DATA FOR THIS EXERCISE:
+ + + + +

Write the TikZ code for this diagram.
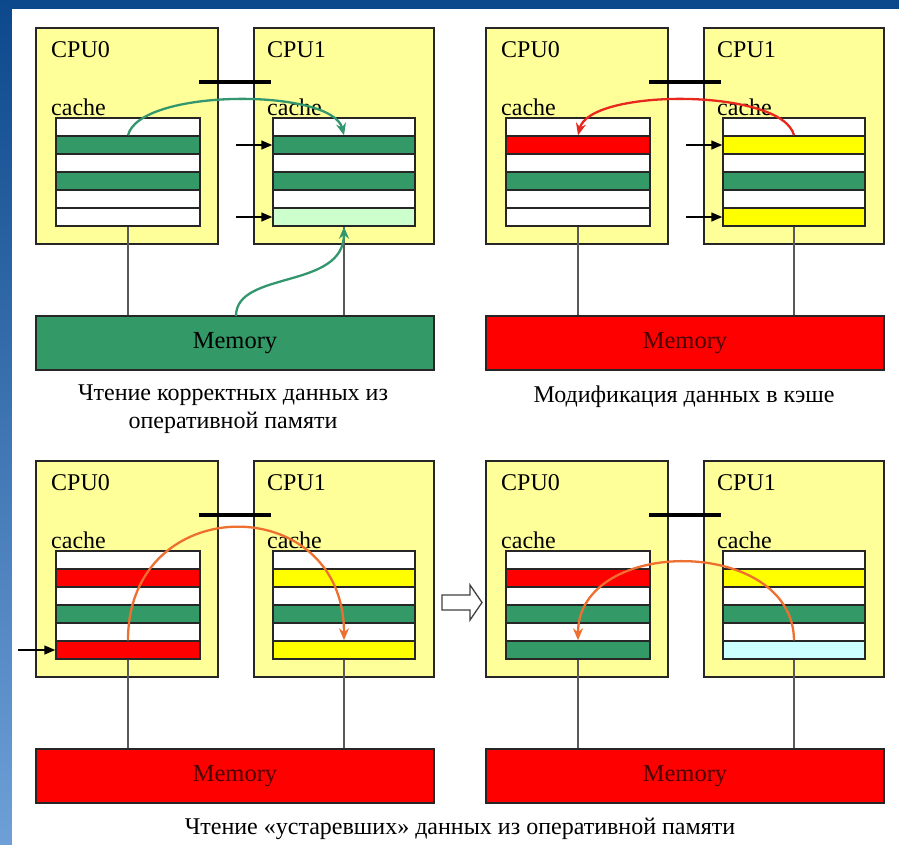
\documentclass[tikz,border=0pt]{standalone}
\usepackage{fontspec}
\setmainfont{Liberation Serif}
\usetikzlibrary{arrows.meta}
\definecolor{boxy}{RGB}{255,255,153}
\definecolor{cgreen}{RGB}{51,153,102}
\definecolor{cred}{RGB}{255,0,0}
\definecolor{cyel}{RGB}{255,255,0}
\definecolor{lgreen}{RGB}{204,255,204}
\definecolor{lcyan}{RGB}{204,255,255}
\definecolor{aorange}{RGB}{238,112,48}
\definecolor{agreen}{RGB}{51,150,110}
\definecolor{ared}{RGB}{232,40,30}
\definecolor{bgdark}{RGB}{12,72,140}
\definecolor{bglight}{RGB}{110,160,215}
\tikzset{
 cpubox/.style={draw=black!85, line width=1.5pt, fill=boxy, inner sep=0pt, minimum height=216pt},
 row/.style={draw=black!85, line width=1.5pt, inner sep=0pt, minimum width=144pt, minimum height=18pt},
 memory/.style={draw=black!85, line width=1.5pt, inner sep=0pt, minimum width=398pt, minimum height=54pt, font=\fontsize{24.5}{24.5}\selectfont},
 lbl/.style={anchor=base west, inner sep=0pt, font=\fontsize{24}{24}\selectfont},
 captxt/.style={anchor=base, inner sep=0pt, font=\fontsize{24}{24}\selectfont},
 bar/.style={line width=3.5pt, black},
 bus/.style={line width=1.5pt, black!65},
 smallarrow/.style={line width=1.5pt, black, -{Triangle[length=11pt,width=9pt]}},
 flow/.style={line width=2.3pt, -{Stealth[length=12pt,width=10pt]}},
}
\newcommand\cachepanel[6]{%
 \begin{scope}[shift={#2}]
  \node[cpubox, minimum width=182pt] (#1c0) at (127,136) {};
  \node[cpubox, minimum width=180pt] (#1c1) at (344,136) {};
  \draw[bar] (199,82) -- (271,82);
  \node[lbl] (#1t0) at (51,57) {CPU0};
  \node[lbl] (#1t1) at (267,57) {CPU1};
  \node[lbl] (#1k0) at (51,115) {cache};
  \node[lbl] (#1k1) at (267,115) {cache};
  \foreach \cc [count=\i] in {#3} {\node[row, fill=\cc] (#1a\i) at (128,109+18*\i) {};}
  \foreach \cc [count=\i] in {#4} {\node[row, fill=\cc, minimum width=142pt] (#1b\i) at (344,109+18*\i) {};}
  \node[memory, fill=#5, text=#6] (#1m) at (235,343) {Memory};
  \draw[bus] (#1a6.south) -- (#1a6.south |- #1m.north);
  \draw[bus] (#1b6.south) -- (#1b6.south |- #1m.north);
 \end{scope}}
\begin{document}
\begin{tikzpicture}[x=1pt,y=-1pt]
\useasboundingbox (0,0) rectangle (899,844);
\fill[bgdark] (0,0) rectangle (899,10);
\shade[top color=bgdark, bottom color=bglight] (0,0) rectangle (12,844);
\fill[white] (12,9) rectangle (899,844);

% panel 1
\cachepanel{p1}{(0,0)}{white,cgreen,white,cgreen,white,white}{white,cgreen,white,cgreen,white,lgreen}{cgreen}{black}
\coordinate (p1s2) at (236,145);
\coordinate (p1s6) at (236,217);
\draw[smallarrow] (p1s2) -- (p1b2.west);
\draw[smallarrow] (p1s6) -- (p1b6.west);
\draw[flow, agreen] (p1a2.north) .. controls (140,88) and (332,88) .. (p1b2.north);
\coordinate (p1ms) at (236,316);
\draw[flow, agreen] (p1ms) .. controls (236,270) and (344,290) .. (p1b6.south);
\node[captxt] (p1cap1) at (233,400) {Чтение корректных данных из};
\node[captxt] (p1cap2) at (233,428) {оперативной памяти};

% panel 2
\cachepanel{p2}{(450,0)}{white,cred,white,cgreen,white,white}{white,cyel,white,cgreen,white,cyel}{cred}{black!70!red}
\coordinate (p2s2) at (686,145);
\coordinate (p2s6) at (686,217);
\draw[smallarrow] (p2s2) -- (p2b2.west);
\draw[smallarrow] (p2s6) -- (p2b6.west);
\begin{scope}[shift={(450,0)}]
\draw[flow, ared] (p2b2.north) .. controls (332,88) and (140,88) .. (p2a2.north);
\end{scope}
\node[captxt] (p2cap) at (684,402) {Модификация данных в кэше};

% panel 3
\cachepanel{p3}{(0,433)}{white,cred,white,cgreen,white,cred}{white,cyel,white,cgreen,white,cyel}{cred}{black!70!red}
\coordinate (p3s6) at (18,650);
\draw[smallarrow] (p3s6) -- (p3a6.west);
\begin{scope}[shift={(0,433)}]
\draw[flow, aorange] (p3a6.north) .. controls (128,57) and (344,57) .. (p3b6.north);
\end{scope}

% panel 4
\cachepanel{p4}{(450,433)}{white,cred,white,cgreen,white,cgreen}{white,cyel,white,cgreen,white,lcyan}{cred}{black!70!red}
\begin{scope}[shift={(450,433)}]
\draw[flow, aorange] (p4b6.north) .. controls (343,103) and (128,103) .. (p4a6.north);
\end{scope}

% hollow arrow between bottom panels
\draw[line width=1.3pt, black!75, fill=white] (442,595) -- (470,595) -- (470,585) -- (482,602.5) -- (470,620) -- (470,610) -- (442,610) -- cycle;

\node[captxt] (p3cap) at (460,834) {Чтение «устаревших» данных из оперативной памяти};
\end{tikzpicture}
\end{document}
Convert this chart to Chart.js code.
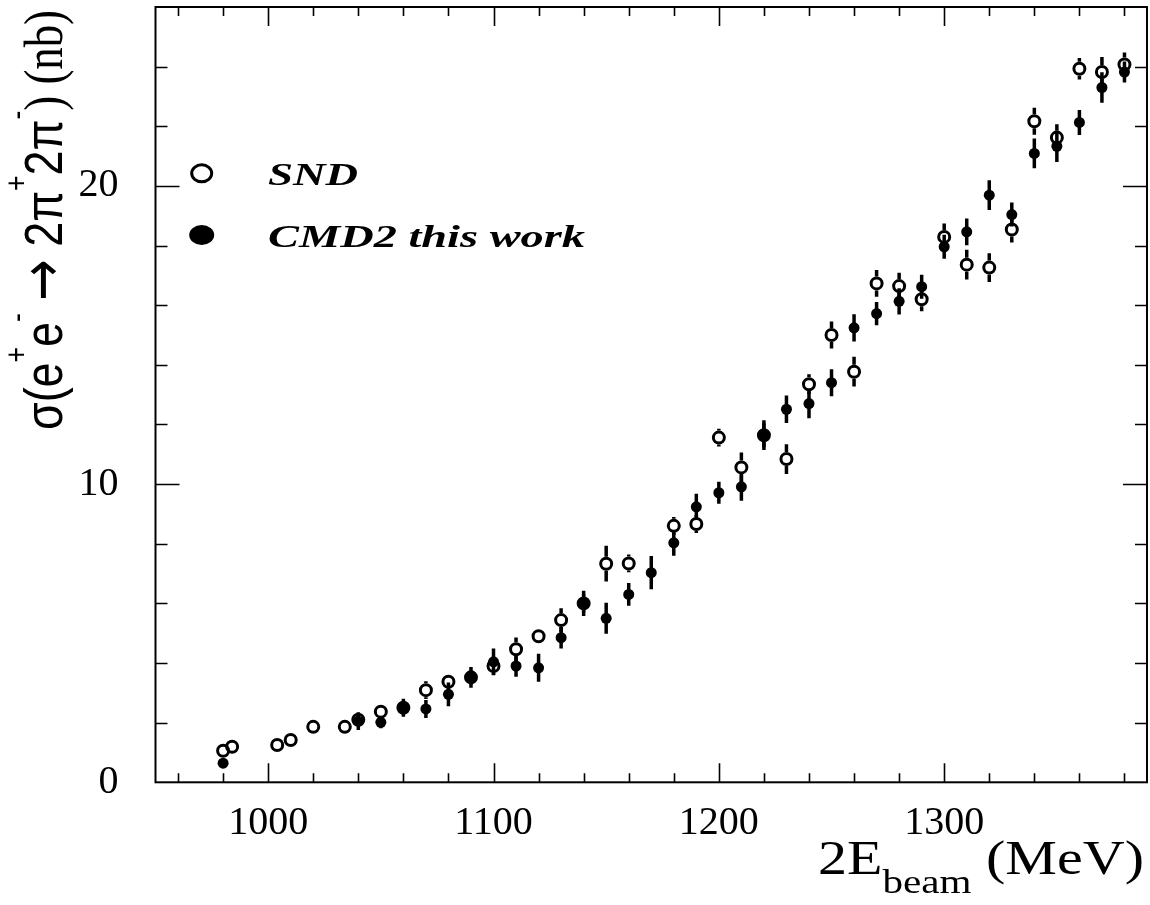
<!doctype html>
<html lang="en">
  <head>
    <meta charset="utf-8">
    <title>sigma(e+e- -> 2pi+2pi-)</title>
    <style>
      html, body { margin: 0; padding: 0; background: #fff; }
      .chartBox { width: 1150px; height: 905px; }
    </style>
  </head>
  <body>
    <div class="chartBox">
      <canvas id="myChart"></canvas>
    </div>
    <script src="https://cdn.jsdelivr.net/npm/chart.js/dist/chart.umd.min.js"></script>
    <script>
    // axis ticks
    const xMajor = [1000, 1100, 1200, 1300];
    const yMajor = [0, 10, 20];
    const xMinorStep = 20;
    const yMinorStep = 2;

    // SND (open circles)
    const sndE = [980, 984, 1004, 1010, 1020, 1034, 1040, 1050, 1060, 1070, 1080, 1090, 1100, 1110, 1120, 1130, 1140, 1150, 1160, 1180,
                  1190, 1200, 1210, 1220, 1230, 1240, 1250, 1260, 1270, 1280, 1290, 1300, 1310, 1320, 1330, 1340, 1350, 1360, 1370, 1380];
    const sndSigma = [1.06, 1.19, 1.25, 1.42, 1.86, 1.86, 2.10, 2.37, 2.50, 3.09, 3.37, 3.52, 3.90, 4.46, 4.90, 5.44, 6.00, 7.33, 7.34, 8.60,
                      8.66, 11.56, 10.56, 11.64, 10.84, 13.35, 15.00, 13.77, 16.73, 16.64, 16.20, 18.29, 17.36, 17.26, 18.54, 22.17, 21.62, 23.93, 23.82, 24.07];
    const sndErr = [0.1, 0.1, 0.1, 0.1, 0.1, 0.1, 0.15, 0.15, 0.2, 0.3, 0.2, 0.25, 0.3, 0.4, 0.2, 0.4, 0.3, 0.6, 0.3, 0.3,
                    0.3, 0.3, 0.5, 0.4, 0.5, 0.33, 0.45, 0.5, 0.45, 0.45, 0.4, 0.45, 0.5, 0.48, 0.44, 0.45, 0.45, 0.36, 0.5, 0.4];

    // CMD2 this work (filled circles)
    const cmdE = [980, 1040, 1050, 1060, 1070, 1080, 1090, 1100, 1110, 1120, 1130, 1140, 1150, 1160, 1170, 1180, 1190, 1200,
                  1210, 1220, 1230, 1240, 1250, 1260, 1270, 1280, 1290, 1300, 1310, 1320, 1330, 1340, 1350, 1360, 1370, 1380];
    const cmdSigma = [0.64, 2.05, 2.01, 2.50, 2.46, 2.95, 3.52, 4.04, 3.90, 3.84, 4.85, 6.00, 5.50, 6.30, 7.03, 8.03, 9.24, 9.71,
                      9.91, 11.64, 12.51, 12.70, 13.40, 15.24, 15.72, 16.13, 16.62, 17.96, 18.46, 19.69, 19.04, 21.09, 21.33, 22.13, 23.30, 23.82];
    const cmdErr = [0.12, 0.3, 0.2, 0.3, 0.3, 0.4, 0.35, 0.45, 0.36, 0.47, 0.36, 0.42, 0.52, 0.38, 0.56, 0.43, 0.44, 0.37,
                    0.47, 0.5, 0.46, 0.49, 0.45, 0.46, 0.39, 0.44, 0.4, 0.4, 0.45, 0.5, 0.4, 0.5, 0.53, 0.42, 0.51, 0.35];

    const SERIF = "'Liberation Serif', 'Times New Roman', serif";
    const SANS = "'Liberation Sans', Arial, sans-serif";
    const ARROW = "'DejaVu Sans', sans-serif";

    // draw a run of text pieces (normal / super / sub), stretched to a given width
    function drawRich(ctx, parts, x, y, width, angle) {
      ctx.save();
      let total = 0;
      parts.forEach(p => { ctx.font = p.font; p.w = ctx.measureText(p.t).width; total += p.w; });
      ctx.translate(x, y);
      ctx.rotate(angle || 0);
      ctx.scale(width / total, 1);
      ctx.fillStyle = '#000';
      ctx.textBaseline = 'alphabetic';
      ctx.textAlign = 'left';
      let cx = 0;
      parts.forEach(p => { ctx.font = p.font; ctx.fillText(p.t, cx, p.dy || 0); cx += p.w; });
      ctx.restore();
    }

    const errorBars = {
      id: 'errorBars',
      beforeDatasetsDraw(chart) {
        const ctx = chart.ctx, xs = chart.scales.x, ys = chart.scales.y;
        const area = chart.chartArea;
        ctx.save();
        ctx.beginPath();
        ctx.rect(area.left, area.top, area.right - area.left, area.bottom - area.top);
        ctx.clip();
        ctx.strokeStyle = '#000';
        ctx.lineWidth = 3.5;
        const bars = [[sndE, sndSigma, sndErr, 7], [cmdE, cmdSigma, cmdErr, 0]];
        bars.forEach(([xv, yv, ev, gap]) => {
          xv.forEach((e, i) => {
            const px = xs.getPixelForValue(e);
            const py = ys.getPixelForValue(yv[i]);
            const hi = ys.getPixelForValue(yv[i] + ev[i]);
            const lo = ys.getPixelForValue(yv[i] - ev[i]);
            ctx.beginPath();
            if (py - hi > gap) { ctx.moveTo(px, hi); ctx.lineTo(px, py - gap); }
            if (lo - py > gap) { ctx.moveTo(px, py + gap); ctx.lineTo(px, lo); }
            ctx.stroke();
          });
        });
        ctx.restore();
      }
    };

    const frame = {
      id: 'frame',
      afterDraw(chart) {
        const ctx = chart.ctx, xs = chart.scales.x, ys = chart.scales.y;
        const { left, right, top, bottom } = chart.chartArea;
        ctx.save();
        ctx.strokeStyle = '#000';
        ctx.lineWidth = 2;
        ctx.strokeRect(left, top, right - left, bottom - top);

        ctx.lineWidth = 1.6;
        ctx.beginPath();
        for (let v = Math.ceil(xs.min / xMinorStep) * xMinorStep; v <= xs.max; v += xMinorStep) {
          const px = Math.round(xs.getPixelForValue(v)) + 0.5;
          const len = xMajor.includes(v) ? 19 : 9;
          ctx.moveTo(px, bottom); ctx.lineTo(px, bottom - len);
          ctx.moveTo(px, top); ctx.lineTo(px, top + len);
        }
        for (let v = ys.min + yMinorStep; v < ys.max; v += yMinorStep) {
          const py = Math.round(ys.getPixelForValue(v)) + 0.5;
          const len = yMajor.includes(v) ? 24 : 12;
          ctx.moveTo(left, py); ctx.lineTo(left + len, py);
          ctx.moveTo(right, py); ctx.lineTo(right - len, py);
        }
        ctx.stroke();

        // axis titles
        const sup = 32;
        drawRich(ctx, [
          { t: '\u03c3(e', font: `54px ${SANS}` },
          { t: '+', font: `${sup}px ${SANS}`, dy: -35 },
          { t: 'e', font: `54px ${SANS}` },
          { t: '-', font: `${sup}px ${SANS}`, dy: -35 },
          { t: ' ', font: `54px ${SANS}` },
          { t: '\u2192', font: `60px ${ARROW}` },
          { t: ' 2\u03c0', font: `54px ${SANS}` },
          { t: '+', font: `${sup}px ${SANS}`, dy: -35 },
          { t: '2\u03c0', font: `54px ${SANS}` },
          { t: '-', font: `${sup}px ${SANS}`, dy: -35 },
          { t: ') (nb)', font: `54px ${SERIF}` }
        ], 62, 430, 420, -Math.PI / 2);

        drawRich(ctx, [
          { t: '2E', font: `48px ${SERIF}` },
          { t: 'beam', font: `34px ${SERIF}`, dy: 19 },
          { t: ' (MeV)', font: `48px ${SERIF}` }
        ], 818, 874, 326, 0);

        // legend
        ctx.lineWidth = 3;
        ctx.beginPath();
        ctx.ellipse(201.7, 173.3, 10, 8.5, 0, 0, Math.PI * 2);
        ctx.stroke();
        ctx.fillStyle = '#000';
        ctx.beginPath();
        ctx.ellipse(201.7, 235, 12.5, 10, 0, 0, Math.PI * 2);
        ctx.fill();
        drawRich(ctx, [{ t: 'SND', font: `italic bold 32px ${SERIF}` }], 268, 185, 90, 0);
        drawRich(ctx, [{ t: 'CMD2 this work', font: `italic bold 32px ${SERIF}` }], 268, 247, 317, 0);
        ctx.restore();
      }
    };

    const data = {
      datasets: [{
        label: 'SND',
        data: sndE.map((e, i) => ({ x: e, y: sndSigma[i] })),
        pointStyle: 'circle',
        pointRadius: 5.5,
        pointBorderWidth: 3,
        pointBorderColor: '#000',
        pointBackgroundColor: 'rgba(0,0,0,0)',
        showLine: false
      }, {
        label: 'CMD2 this work',
        data: cmdE.map((e, i) => ({ x: e, y: cmdSigma[i] })),
        pointStyle: 'circle',
        pointRadius: 5.5,
        pointBorderWidth: 0,
        pointBackgroundColor: '#000',
        showLine: false
      }]
    };

    const tickFont = { family: SERIF, size: 40 };

    const config = {
      type: 'scatter',
      data,
      options: {
        animation: false,
        responsive: true,
        maintainAspectRatio: false,
        layout: { autoPadding: false, padding: { top: 7, right: 3, left: 0, bottom: 0 } },
        plugins: { legend: { display: false }, tooltip: { enabled: false } },
        scales: {
          x: {
            type: 'linear', min: 950, max: 1390,
            afterBuildTicks: s => { s.ticks = xMajor.map(v => ({ value: v })); },
            afterFit: s => { s.height = 122.7; s.paddingLeft = 0; s.paddingRight = 0; s.paddingTop = 0; s.paddingBottom = 0; },
            grid: { display: false }, border: { display: false },
            ticks: { font: tickFont, color: '#000', padding: 9, maxRotation: 0, autoSkip: false, callback: v => String(v) }
          },
          y: {
            min: 0, max: 26,
            afterBuildTicks: s => { s.ticks = yMajor.map(v => ({ value: v })); },
            afterFit: s => { s.width = 155.5; s.paddingLeft = 0; s.paddingRight = 0; s.paddingTop = 0; s.paddingBottom = 0; },
            grid: { display: false }, border: { display: false },
            ticks: { font: tickFont, color: '#000', padding: 29, autoSkip: false, callback: v => String(v) }
          }
        }
      },
      plugins: [errorBars, frame]
    };

    const myChart = new Chart(document.getElementById('myChart'), config);
    </script>
  </body>
</html>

+ + + + +

WHAT YOU NEED TO DO:
All lines above from the one containing "Convert this chart to Chart.js code." through the one containing "const yMinorStep = 2;" are to be quoted exactly, and only those; pictures are left out.

FULL SOLUTION:
Convert this chart to Chart.js code.
<!doctype html>
<html lang="en">
  <head>
    <meta charset="utf-8">
    <title>sigma(e+e- -> 2pi+2pi-)</title>
    <style>
      html, body { margin: 0; padding: 0; background: #fff; }
      .chartBox { width: 1150px; height: 905px; }
    </style>
  </head>
  <body>
    <div class="chartBox">
      <canvas id="myChart"></canvas>
    </div>
    <script src="https://cdn.jsdelivr.net/npm/chart.js/dist/chart.umd.min.js"></script>
    <script>
    // axis ticks
    const xMajor = [1000, 1100, 1200, 1300];
    const yMajor = [0, 10, 20];
    const xMinorStep = 20;
    const yMinorStep = 2;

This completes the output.